##### Data extract

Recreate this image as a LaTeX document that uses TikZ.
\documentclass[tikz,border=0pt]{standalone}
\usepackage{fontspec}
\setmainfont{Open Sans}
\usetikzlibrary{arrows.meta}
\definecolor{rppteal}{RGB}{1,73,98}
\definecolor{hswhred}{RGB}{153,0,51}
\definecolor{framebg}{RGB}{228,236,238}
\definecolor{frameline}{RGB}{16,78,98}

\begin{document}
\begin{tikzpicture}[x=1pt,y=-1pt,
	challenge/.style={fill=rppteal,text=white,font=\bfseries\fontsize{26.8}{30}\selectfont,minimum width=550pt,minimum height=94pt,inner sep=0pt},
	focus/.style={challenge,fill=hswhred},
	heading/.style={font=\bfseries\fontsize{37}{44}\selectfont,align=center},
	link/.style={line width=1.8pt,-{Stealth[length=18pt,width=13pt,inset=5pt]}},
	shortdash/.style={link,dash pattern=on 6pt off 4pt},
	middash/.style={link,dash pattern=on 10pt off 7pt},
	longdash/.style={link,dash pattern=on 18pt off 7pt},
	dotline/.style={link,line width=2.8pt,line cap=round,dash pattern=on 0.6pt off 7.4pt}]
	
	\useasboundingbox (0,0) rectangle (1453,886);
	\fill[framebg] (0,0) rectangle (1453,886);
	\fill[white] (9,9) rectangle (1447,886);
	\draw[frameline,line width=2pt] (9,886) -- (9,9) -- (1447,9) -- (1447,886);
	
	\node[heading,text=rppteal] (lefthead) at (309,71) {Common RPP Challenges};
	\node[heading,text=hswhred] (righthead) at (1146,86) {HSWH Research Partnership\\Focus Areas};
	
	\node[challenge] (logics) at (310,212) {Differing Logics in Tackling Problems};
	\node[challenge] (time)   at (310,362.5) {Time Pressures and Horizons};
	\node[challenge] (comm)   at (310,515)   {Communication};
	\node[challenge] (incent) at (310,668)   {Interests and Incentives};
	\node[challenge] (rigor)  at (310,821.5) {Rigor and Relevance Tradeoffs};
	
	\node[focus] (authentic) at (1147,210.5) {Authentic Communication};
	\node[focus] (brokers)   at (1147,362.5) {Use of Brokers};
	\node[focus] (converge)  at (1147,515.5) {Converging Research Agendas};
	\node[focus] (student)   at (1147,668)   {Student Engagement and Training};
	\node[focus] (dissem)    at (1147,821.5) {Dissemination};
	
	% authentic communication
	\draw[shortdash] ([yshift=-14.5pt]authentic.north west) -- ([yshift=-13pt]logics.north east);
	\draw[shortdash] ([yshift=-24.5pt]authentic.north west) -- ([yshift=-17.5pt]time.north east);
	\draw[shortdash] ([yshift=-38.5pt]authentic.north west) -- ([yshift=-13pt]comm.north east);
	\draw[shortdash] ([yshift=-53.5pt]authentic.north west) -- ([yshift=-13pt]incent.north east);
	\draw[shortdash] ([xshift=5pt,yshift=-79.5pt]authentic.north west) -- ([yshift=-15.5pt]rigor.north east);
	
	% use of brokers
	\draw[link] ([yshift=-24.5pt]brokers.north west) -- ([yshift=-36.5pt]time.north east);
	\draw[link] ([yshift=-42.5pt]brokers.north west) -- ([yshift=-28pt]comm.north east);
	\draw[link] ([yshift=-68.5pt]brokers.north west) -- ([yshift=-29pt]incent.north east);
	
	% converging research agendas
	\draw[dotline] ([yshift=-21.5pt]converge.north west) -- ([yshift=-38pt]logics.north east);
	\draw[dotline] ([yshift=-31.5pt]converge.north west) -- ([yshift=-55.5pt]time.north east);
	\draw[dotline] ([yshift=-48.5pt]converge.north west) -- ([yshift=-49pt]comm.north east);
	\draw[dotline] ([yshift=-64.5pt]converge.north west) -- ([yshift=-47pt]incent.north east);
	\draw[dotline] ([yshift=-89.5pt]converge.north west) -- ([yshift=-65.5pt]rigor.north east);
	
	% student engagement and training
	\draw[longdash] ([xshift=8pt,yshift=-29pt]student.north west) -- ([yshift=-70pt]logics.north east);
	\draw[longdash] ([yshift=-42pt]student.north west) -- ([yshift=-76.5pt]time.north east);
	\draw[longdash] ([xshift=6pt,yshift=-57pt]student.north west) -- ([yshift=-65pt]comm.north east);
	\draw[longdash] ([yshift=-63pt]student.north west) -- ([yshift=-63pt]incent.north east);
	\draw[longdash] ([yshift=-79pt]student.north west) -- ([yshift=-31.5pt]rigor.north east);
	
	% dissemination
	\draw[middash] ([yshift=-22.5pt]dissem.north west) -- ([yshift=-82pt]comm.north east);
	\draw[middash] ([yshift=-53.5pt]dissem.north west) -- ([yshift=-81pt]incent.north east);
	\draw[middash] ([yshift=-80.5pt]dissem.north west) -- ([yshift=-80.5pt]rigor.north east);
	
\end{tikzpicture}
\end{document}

##########

Aim → From the first line of the data through the line with "(1447,9) -- (1447,886);", quote each line exactly and add nothing else.

The completed task →
Recreate this image as a LaTeX document that uses TikZ.
\documentclass[tikz,border=0pt]{standalone}
\usepackage{fontspec}
\setmainfont{Open Sans}
\usetikzlibrary{arrows.meta}
\definecolor{rppteal}{RGB}{1,73,98}
\definecolor{hswhred}{RGB}{153,0,51}
\definecolor{framebg}{RGB}{228,236,238}
\definecolor{frameline}{RGB}{16,78,98}

\begin{document}
\begin{tikzpicture}[x=1pt,y=-1pt,
	challenge/.style={fill=rppteal,text=white,font=\bfseries\fontsize{26.8}{30}\selectfont,minimum width=550pt,minimum height=94pt,inner sep=0pt},
	focus/.style={challenge,fill=hswhred},
	heading/.style={font=\bfseries\fontsize{37}{44}\selectfont,align=center},
	link/.style={line width=1.8pt,-{Stealth[length=18pt,width=13pt,inset=5pt]}},
	shortdash/.style={link,dash pattern=on 6pt off 4pt},
	middash/.style={link,dash pattern=on 10pt off 7pt},
	longdash/.style={link,dash pattern=on 18pt off 7pt},
	dotline/.style={link,line width=2.8pt,line cap=round,dash pattern=on 0.6pt off 7.4pt}]
	
	\useasboundingbox (0,0) rectangle (1453,886);
	\fill[framebg] (0,0) rectangle (1453,886);
	\fill[white] (9,9) rectangle (1447,886);
	\draw[frameline,line width=2pt] (9,886) -- (9,9) -- (1447,9) -- (1447,886);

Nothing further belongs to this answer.